▸ **WRITTEN INSTRUCTION**
Spot each line that carries the word "script"; copy those lines.

[Entries from a dataset]
────
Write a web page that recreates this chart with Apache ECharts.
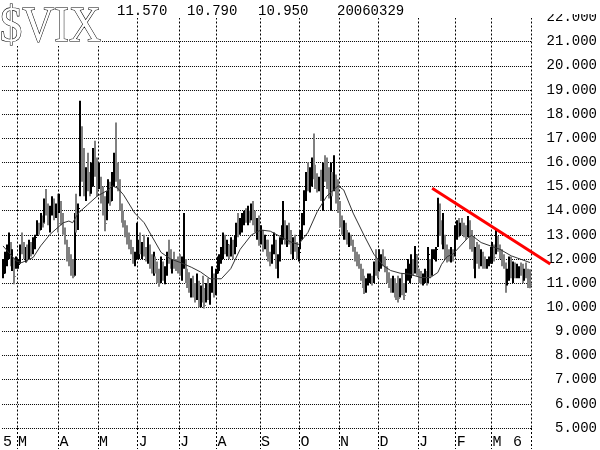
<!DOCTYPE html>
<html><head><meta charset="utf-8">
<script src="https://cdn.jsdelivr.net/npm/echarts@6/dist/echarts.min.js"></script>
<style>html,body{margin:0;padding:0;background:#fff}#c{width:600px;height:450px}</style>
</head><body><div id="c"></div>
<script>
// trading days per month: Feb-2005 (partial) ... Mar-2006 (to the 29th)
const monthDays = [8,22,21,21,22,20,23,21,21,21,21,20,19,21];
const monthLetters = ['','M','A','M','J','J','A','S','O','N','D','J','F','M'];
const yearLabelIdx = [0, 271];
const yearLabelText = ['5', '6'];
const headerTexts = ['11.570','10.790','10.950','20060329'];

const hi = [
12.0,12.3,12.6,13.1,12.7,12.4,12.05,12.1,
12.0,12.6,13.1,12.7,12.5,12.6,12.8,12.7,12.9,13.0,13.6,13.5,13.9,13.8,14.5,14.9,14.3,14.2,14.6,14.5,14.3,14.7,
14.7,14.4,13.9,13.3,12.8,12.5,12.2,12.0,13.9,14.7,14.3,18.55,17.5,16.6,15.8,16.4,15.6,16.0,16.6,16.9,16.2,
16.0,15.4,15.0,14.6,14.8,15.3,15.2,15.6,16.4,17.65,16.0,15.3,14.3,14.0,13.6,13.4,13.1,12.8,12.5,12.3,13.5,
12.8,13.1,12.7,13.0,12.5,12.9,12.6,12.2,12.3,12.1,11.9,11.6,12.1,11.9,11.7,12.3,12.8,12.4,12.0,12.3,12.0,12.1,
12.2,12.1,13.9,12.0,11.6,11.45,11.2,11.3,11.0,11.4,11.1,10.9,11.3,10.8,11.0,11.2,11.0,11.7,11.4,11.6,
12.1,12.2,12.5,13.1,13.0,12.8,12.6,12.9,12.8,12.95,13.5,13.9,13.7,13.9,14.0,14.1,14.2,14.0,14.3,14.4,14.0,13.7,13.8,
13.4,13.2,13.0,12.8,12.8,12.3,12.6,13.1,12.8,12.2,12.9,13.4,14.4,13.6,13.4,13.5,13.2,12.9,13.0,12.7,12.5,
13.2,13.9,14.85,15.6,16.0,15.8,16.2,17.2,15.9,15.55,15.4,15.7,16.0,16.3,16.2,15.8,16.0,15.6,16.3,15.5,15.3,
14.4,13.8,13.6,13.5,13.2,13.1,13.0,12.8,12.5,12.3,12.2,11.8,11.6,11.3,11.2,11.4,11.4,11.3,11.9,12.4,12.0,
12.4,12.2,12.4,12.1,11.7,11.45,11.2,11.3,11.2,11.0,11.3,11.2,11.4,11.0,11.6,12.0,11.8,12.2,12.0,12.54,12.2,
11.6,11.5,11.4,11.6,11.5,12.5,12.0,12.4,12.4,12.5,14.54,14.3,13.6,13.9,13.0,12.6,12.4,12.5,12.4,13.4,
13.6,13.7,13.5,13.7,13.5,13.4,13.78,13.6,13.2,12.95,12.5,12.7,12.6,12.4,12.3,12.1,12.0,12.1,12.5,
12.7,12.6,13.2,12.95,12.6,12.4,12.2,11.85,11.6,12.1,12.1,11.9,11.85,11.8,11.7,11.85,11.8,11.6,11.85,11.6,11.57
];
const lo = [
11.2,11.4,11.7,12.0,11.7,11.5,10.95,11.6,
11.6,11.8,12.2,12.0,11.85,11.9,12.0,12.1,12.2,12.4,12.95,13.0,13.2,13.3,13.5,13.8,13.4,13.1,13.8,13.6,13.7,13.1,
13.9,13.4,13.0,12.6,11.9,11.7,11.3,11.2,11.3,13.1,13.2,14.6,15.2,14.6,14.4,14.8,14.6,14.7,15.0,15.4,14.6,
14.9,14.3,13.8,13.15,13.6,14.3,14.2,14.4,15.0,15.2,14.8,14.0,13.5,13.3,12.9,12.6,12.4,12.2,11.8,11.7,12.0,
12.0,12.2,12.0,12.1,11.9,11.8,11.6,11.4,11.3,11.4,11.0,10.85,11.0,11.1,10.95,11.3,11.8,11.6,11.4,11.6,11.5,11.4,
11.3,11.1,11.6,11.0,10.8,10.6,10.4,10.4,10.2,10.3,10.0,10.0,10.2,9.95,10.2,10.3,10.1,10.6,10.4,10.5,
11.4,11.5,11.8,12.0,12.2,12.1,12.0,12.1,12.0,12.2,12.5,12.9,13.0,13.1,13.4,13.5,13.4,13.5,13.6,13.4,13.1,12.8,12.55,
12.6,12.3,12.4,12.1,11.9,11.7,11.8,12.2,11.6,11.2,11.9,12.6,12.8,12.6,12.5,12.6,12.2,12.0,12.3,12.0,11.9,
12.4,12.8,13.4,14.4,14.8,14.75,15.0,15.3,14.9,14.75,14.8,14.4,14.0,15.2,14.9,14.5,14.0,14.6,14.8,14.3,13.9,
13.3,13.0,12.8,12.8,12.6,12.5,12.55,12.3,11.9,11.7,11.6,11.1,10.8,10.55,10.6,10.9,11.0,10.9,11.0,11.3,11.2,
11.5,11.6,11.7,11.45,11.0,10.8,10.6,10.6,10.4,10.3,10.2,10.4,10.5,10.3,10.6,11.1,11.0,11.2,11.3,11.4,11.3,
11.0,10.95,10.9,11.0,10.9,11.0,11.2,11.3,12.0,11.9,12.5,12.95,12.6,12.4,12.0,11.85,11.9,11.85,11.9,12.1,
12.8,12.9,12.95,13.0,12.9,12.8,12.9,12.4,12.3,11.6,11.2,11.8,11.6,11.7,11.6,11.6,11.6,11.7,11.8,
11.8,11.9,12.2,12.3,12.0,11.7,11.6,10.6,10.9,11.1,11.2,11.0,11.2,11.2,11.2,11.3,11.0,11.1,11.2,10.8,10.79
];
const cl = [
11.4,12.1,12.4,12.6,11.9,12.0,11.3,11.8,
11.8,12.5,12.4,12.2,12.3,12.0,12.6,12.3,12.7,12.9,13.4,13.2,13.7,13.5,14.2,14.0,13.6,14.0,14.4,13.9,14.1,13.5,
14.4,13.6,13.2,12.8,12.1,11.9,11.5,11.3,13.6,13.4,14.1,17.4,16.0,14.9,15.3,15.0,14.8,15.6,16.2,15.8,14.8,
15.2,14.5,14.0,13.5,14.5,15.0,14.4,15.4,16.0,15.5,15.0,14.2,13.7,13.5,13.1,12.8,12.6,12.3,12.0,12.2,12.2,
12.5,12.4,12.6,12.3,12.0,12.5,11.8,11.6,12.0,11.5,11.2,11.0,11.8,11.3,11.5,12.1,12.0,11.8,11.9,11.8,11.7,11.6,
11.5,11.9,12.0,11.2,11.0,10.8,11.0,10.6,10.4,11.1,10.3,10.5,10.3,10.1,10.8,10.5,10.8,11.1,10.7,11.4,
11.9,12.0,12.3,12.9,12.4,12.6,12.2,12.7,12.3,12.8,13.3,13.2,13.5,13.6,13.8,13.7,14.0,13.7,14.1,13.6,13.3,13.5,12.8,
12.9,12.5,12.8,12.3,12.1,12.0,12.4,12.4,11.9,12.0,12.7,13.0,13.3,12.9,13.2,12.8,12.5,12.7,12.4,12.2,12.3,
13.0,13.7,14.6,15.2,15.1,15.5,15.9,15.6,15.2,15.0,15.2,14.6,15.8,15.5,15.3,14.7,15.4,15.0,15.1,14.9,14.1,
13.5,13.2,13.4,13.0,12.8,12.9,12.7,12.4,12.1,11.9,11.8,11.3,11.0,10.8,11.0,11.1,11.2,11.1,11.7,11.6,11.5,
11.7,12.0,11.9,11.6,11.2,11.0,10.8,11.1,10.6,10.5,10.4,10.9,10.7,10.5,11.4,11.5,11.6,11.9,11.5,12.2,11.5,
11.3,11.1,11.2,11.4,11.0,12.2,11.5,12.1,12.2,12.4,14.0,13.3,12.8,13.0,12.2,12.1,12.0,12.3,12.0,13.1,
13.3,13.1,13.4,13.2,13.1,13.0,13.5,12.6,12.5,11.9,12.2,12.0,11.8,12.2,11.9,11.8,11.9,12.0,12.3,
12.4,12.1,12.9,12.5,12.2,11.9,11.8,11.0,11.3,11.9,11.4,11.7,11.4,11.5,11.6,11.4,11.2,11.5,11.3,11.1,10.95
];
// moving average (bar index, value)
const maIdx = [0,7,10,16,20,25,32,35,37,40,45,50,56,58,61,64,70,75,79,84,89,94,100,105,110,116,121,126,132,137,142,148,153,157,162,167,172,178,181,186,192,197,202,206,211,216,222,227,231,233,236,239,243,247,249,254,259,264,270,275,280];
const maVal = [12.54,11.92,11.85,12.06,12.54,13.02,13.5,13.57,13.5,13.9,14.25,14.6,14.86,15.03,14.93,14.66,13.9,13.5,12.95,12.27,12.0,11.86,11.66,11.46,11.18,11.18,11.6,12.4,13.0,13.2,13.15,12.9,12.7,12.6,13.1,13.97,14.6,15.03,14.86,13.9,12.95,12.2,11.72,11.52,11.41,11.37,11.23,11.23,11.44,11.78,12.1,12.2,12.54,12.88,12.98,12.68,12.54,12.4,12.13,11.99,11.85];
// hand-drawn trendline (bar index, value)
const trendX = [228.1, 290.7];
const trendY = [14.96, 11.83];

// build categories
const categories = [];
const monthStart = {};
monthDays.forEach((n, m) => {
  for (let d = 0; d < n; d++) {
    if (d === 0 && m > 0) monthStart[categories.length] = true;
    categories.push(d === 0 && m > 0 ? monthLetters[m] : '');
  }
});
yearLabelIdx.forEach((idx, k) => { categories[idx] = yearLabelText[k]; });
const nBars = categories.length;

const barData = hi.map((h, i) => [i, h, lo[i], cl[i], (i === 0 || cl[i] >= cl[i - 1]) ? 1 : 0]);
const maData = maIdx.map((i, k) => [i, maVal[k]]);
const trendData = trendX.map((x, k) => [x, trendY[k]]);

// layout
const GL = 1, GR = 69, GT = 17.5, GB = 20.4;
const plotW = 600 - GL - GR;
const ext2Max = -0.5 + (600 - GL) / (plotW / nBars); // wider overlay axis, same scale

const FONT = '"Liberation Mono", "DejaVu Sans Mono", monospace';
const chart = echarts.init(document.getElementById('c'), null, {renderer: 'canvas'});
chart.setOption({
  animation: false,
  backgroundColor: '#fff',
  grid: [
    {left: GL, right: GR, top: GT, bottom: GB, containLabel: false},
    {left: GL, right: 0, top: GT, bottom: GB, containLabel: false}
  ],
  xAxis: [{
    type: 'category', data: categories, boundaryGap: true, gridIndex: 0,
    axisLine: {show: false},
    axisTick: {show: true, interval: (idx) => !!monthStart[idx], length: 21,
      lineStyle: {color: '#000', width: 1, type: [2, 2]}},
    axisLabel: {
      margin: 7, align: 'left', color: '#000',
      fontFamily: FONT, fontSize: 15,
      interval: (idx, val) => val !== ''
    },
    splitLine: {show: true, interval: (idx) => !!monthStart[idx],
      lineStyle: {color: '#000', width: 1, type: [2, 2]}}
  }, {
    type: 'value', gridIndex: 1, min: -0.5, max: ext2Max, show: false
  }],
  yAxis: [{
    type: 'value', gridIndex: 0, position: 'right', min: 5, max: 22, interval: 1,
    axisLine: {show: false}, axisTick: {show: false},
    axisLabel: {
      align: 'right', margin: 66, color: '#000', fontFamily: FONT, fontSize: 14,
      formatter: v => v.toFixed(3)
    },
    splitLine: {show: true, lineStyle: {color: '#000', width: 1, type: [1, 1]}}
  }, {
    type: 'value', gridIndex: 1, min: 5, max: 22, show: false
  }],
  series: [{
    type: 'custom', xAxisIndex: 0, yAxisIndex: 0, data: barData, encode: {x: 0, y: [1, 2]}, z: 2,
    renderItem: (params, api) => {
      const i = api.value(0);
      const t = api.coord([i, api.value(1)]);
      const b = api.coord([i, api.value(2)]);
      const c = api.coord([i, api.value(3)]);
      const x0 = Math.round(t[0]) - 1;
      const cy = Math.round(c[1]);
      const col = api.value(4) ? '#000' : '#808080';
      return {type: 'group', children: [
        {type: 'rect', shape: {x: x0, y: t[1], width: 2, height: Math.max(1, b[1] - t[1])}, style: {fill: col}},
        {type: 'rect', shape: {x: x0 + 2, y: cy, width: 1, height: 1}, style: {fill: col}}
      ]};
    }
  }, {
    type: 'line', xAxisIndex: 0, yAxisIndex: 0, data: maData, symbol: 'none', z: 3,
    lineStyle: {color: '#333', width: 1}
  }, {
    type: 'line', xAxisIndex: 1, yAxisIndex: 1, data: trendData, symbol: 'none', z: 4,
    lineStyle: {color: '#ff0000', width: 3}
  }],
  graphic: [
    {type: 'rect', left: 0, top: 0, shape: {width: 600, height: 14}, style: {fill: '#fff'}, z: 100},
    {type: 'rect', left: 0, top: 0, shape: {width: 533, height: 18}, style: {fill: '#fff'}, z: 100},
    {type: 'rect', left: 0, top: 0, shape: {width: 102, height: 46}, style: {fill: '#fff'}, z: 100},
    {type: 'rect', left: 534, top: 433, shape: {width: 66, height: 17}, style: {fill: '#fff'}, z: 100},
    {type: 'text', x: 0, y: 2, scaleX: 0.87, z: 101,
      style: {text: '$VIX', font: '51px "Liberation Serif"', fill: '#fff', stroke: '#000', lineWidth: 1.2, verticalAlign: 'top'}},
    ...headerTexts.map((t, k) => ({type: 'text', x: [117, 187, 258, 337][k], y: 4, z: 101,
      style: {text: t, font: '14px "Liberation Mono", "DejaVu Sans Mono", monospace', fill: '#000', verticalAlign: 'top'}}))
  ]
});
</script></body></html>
────
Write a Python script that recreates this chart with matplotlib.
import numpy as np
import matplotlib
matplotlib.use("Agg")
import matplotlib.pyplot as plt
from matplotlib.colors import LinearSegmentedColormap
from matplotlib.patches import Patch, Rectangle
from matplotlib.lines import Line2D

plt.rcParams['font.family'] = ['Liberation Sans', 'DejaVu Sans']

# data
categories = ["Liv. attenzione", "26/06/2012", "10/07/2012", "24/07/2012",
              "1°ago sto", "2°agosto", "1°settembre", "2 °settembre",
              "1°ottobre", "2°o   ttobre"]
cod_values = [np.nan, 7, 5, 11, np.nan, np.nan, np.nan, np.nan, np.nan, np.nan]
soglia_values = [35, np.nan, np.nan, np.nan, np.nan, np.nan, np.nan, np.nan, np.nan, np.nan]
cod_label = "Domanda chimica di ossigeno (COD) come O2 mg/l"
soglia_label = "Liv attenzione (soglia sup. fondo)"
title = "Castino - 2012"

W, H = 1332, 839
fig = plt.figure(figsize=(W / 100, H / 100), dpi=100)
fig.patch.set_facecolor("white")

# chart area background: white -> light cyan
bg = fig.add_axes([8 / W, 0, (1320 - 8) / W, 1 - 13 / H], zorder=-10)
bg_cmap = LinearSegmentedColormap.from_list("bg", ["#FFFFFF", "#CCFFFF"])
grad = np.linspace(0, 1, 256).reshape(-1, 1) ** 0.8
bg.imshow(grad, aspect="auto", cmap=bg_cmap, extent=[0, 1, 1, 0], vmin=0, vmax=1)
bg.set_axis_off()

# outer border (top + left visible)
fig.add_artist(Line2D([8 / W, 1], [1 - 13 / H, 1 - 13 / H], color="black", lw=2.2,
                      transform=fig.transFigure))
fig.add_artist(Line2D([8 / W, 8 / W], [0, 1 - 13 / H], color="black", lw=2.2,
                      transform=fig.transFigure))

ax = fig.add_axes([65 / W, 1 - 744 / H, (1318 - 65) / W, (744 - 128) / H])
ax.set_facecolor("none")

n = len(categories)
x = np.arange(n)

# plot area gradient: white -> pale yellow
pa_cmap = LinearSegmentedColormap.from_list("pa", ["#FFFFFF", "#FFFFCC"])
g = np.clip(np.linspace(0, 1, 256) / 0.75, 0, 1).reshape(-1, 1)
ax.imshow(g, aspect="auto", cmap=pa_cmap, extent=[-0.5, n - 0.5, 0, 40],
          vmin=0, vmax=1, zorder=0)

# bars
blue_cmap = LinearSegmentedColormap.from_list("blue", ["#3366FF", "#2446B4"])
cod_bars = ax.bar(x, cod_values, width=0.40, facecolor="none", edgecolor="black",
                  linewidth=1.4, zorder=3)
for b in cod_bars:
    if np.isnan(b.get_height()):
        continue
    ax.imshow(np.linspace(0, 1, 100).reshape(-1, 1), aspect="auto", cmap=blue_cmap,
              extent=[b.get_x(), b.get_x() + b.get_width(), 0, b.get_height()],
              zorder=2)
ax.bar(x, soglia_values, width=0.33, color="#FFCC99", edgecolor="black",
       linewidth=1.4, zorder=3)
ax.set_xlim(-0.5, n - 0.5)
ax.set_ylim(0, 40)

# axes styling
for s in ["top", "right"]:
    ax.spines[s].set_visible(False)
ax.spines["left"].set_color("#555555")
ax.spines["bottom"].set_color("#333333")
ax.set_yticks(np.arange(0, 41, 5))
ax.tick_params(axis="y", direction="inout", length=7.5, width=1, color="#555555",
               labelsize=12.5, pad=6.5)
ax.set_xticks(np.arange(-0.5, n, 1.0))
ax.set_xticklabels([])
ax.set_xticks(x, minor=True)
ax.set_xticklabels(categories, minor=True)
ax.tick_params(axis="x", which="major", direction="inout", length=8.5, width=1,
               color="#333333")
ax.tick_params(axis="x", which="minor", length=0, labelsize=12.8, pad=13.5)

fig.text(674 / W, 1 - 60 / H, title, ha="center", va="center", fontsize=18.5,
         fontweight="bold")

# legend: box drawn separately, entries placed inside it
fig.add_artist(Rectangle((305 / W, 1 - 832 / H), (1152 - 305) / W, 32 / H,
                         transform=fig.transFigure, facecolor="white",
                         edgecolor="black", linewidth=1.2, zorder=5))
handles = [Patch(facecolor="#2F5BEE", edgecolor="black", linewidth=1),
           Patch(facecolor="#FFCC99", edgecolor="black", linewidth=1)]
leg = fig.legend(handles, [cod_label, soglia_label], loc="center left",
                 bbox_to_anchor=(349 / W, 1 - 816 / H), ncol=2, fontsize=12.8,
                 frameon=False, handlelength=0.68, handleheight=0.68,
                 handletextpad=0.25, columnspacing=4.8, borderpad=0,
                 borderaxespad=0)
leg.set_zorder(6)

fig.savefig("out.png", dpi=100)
────
▸ **TASK RESULT**
<script src="https://cdn.jsdelivr.net/npm/echarts@6/dist/echarts.min.js"></script>
<script>
</script></body></html>
Write a Python script that recreates this chart with matplotlib.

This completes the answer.